TO BE DONE:
Identify all lines in the listing that include the word "this", and copy them out.

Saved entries
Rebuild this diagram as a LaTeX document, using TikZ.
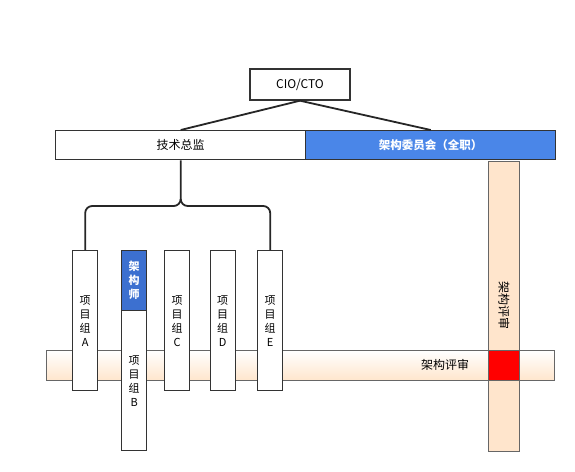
\documentclass[tikz,border=0pt]{standalone}
\usepackage{fontspec}
\setmainfont{Noto Sans CJK SC}
\begin{document}
\begin{tikzpicture}[x=1pt,y=-1pt,
  box/.style={draw=black!80,line width=1.4pt,fill=white,inner sep=0pt,font=\fontsize{12}{14}\selectfont},
  proj/.style={box,minimum width=25pt,minimum height=140pt,align=center,font=\fontsize{11}{14}\selectfont},
  bar/.style={draw=black!60,line width=1.2pt,inner sep=0pt},
  conn/.style={line width=1.8pt,draw=black!85},
]
\useasboundingbox (0,0) rectangle (575,471);
% horizontal review bar
\node[bar,minimum width=508pt,minimum height=30pt,top color=white,bottom color=orange!20,shading angle=0,anchor=north west] (hbar) at (46,350) {};
\node[font=\fontsize{12}{14}\selectfont] (htext) at (445,365) {架构评审};
% vertical review bar
\node[bar,fill=orange!20,minimum width=31pt,minimum height=290pt,anchor=north west] (vbar) at (488,161) {};
\node[rotate=-90,font=\fontsize{12}{14}\selectfont] (vtext) at (504,305) {架构评审};
\node[bar,fill=red,minimum width=31pt,minimum height=30pt,anchor=north west] (cross) at (488,350) {};
% top
\node[box,minimum width=100pt,minimum height=31pt] (cio) at (300,84.5) {CIO/CTO};
\node[box,minimum width=250pt,minimum height=29pt,anchor=north west] (tech) at (55,130) {技术总监};
\node[box,fill={rgb,255:red,74;green,134;blue,232},text=white,minimum width=250pt,minimum height=29pt,anchor=north west,font=\fontsize{11.5}{14}\selectfont\bfseries] (comm) at (305,130) {架构委员会（全职）};
\draw[conn] (cio.south) -- (tech.north);
\draw[conn] (cio.south) -- (comm.north);
% project groups
\node[proj,anchor=north west] (pa) at (72,250) {项\\目\\组\\A};
\node[box,fill={rgb,255:red,60;green,112;blue,208},text=white,minimum width=25pt,minimum height=60pt,anchor=north west,align=center,font=\fontsize{11}{14}\selectfont\bfseries] (arch) at (121,250) {架\\构\\师};
\node[proj,anchor=north west] (pb) at (121,310) {项\\目\\组\\B};
\node[proj,anchor=north west] (pc) at (164,250) {项\\目\\组\\C};
\node[proj,anchor=north west] (pd) at (209.5,250) {项\\目\\组\\D};
\node[proj,anchor=north west] (pe) at (257,250) {项\\目\\组\\E};
% brace
\coordinate (br) at (tech.south |- 0,206);
\draw[conn] (tech.south) -- ([yshift=7pt]br) to[out=-90,in=0] ([xshift=-7pt]br) -- ([xshift=7pt]br -| pa.north) to[out=180,in=90] ([yshift=-7pt]br -| pa.north) -- (pa.north);
\draw[conn] ([yshift=7pt]br) to[out=-90,in=180] ([xshift=7pt]br) -- ([xshift=-7pt]br -| pe.north) to[out=0,in=90] ([yshift=-7pt]br -| pe.north) -- (pe.north);
\end{tikzpicture}
\end{document}
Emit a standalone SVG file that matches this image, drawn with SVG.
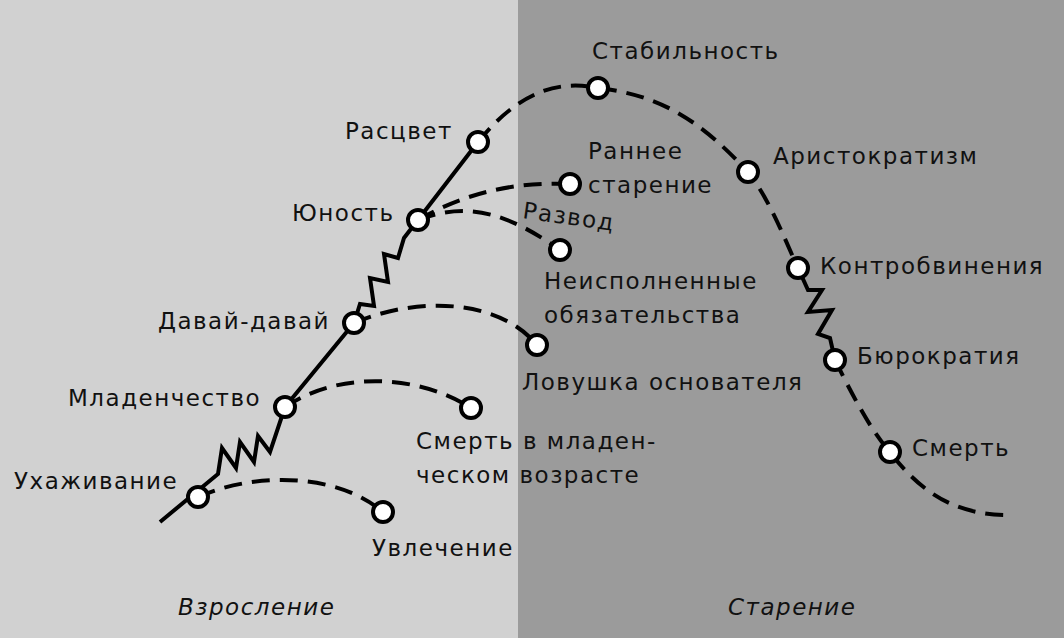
<svg xmlns="http://www.w3.org/2000/svg" width="1064" height="638" viewBox="0 0 1064 638">
<style>
.t{font-family:"DejaVu Sans","Liberation Sans",sans-serif;font-size:23px;letter-spacing:1.5px;fill:#111}
.i{font-family:"DejaVu Sans","Liberation Sans",sans-serif;font-size:23px;letter-spacing:1.5px;font-style:italic;fill:#111}
.s{fill:none;stroke:#000;stroke-width:4;stroke-linejoin:miter}
.d{fill:none;stroke:#000;stroke-width:4;stroke-dasharray:18 10}
.n{fill:#fff;stroke:#000;stroke-width:4}
</style>
<rect x="0" y="0" width="518" height="638" fill="#d1d1d1"/>
<rect x="518" y="0" width="546" height="638" fill="#9b9b9b"/>
<g id="connectors">
<path class="s" d="M160,522 L218,474 L222,448 L236,468 L240,442 L254,462 L258,436 L270,452 L285,407 L354,323 L360,304 L374,306 L370,278 L388,282 L384,254 L398,258 L404,238 L478,142"/>
<path class="d" d="M478,142 C520,90 560,80 598,88 C660,95 700,120 748,172 C770,200 785,240 798,268"/>
<path class="s" d="M798,268 L808,290 L822,290 L808,312 L832,310 L818,334 L830,338 L835,360"/>
<path class="d" d="M835,360 C850,390 870,430 890,452 C930,505 970,515 1010,515"/>
<path class="d" d="M198,497 C260,470 340,475 383,512"/>
<path class="d" d="M285,407 C340,370 420,375 471,408"/>
<path class="d" d="M354,323 C420,295 500,300 537,345"/>
<path class="d" d="M418,220 C470,200 510,215 560,250"/>
<path class="d" d="M418,220 C470,190 520,182 570,184"/>
</g>
<g id="nodes">
<g id="n1"><circle class="n" cx="198" cy="497" r="10"/><text class="t" x="14" y="489">Ухаживание</text></g>
<g id="n2"><circle class="n" cx="285" cy="407" r="10"/><text class="t" x="68" y="406">Младенчество</text></g>
<g id="n3"><circle class="n" cx="354" cy="323" r="10"/><text class="t" x="158" y="329">Давай-давай</text></g>
<g id="n4"><circle class="n" cx="418" cy="220" r="10"/><text class="t" x="292" y="221">Юность</text></g>
<g id="n5"><circle class="n" cx="478" cy="142" r="10"/><text class="t" x="345" y="139">Расцвет</text></g>
<g id="n6"><circle class="n" cx="598" cy="88" r="10"/><text class="t" x="592" y="59">Стабильность</text></g>
<g id="n7"><circle class="n" cx="748" cy="172" r="10"/><text class="t" x="773" y="164">Аристократизм</text></g>
<g id="n8"><circle class="n" cx="798" cy="268" r="10"/><text class="t" x="820" y="274">Контробвинения</text></g>
<g id="n9"><circle class="n" cx="835" cy="360" r="10"/><text class="t" x="857" y="364">Бюрократия</text></g>
<g id="n10"><circle class="n" cx="890" cy="452" r="10"/><text class="t" x="912" y="456">Смерть</text></g>
<g id="n11"><circle class="n" cx="570" cy="184" r="10"/><text class="t" x="588" y="159">Раннее</text><text class="t" x="588" y="193">старение</text></g>
<g id="n12"><circle class="n" cx="560" cy="250" r="10"/><text class="t" x="522" y="218" transform="rotate(8 522 218)">Развод</text><text class="t" x="544" y="289">Неисполненные</text><text class="t" x="544" y="323">обязательства</text></g>
<g id="n13"><circle class="n" cx="537" cy="345" r="10"/><text class="t" x="522" y="390">Ловушка основателя</text></g>
<g id="n14"><circle class="n" cx="471" cy="408" r="10"/><text class="t" x="416" y="449">Смерть в младен-</text><text class="t" x="416" y="483">ческом возрасте</text></g>
<g id="n15"><circle class="n" cx="383" cy="512" r="10"/><text class="t" x="372" y="556">Увлечение</text></g>
</g>
<text class="i" x="178" y="615">Взросление</text>
<text class="i" x="728" y="615">Старение</text>
</svg>
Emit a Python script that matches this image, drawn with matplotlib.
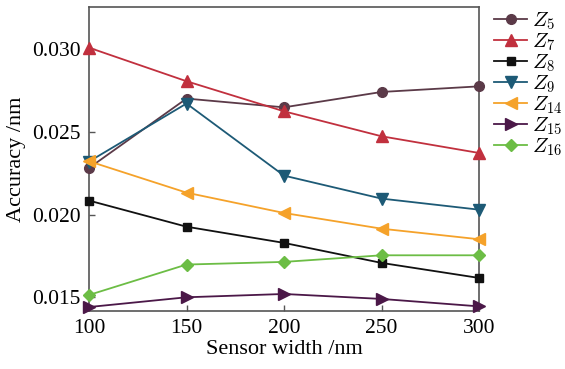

FINISHED TASK:
Rebuild this diagram as a LaTeX document, using TikZ.
Emit a standalone SVG file that matches this image, drawn with SVG.
Emit a Python script that matches this image, drawn with matplotlib.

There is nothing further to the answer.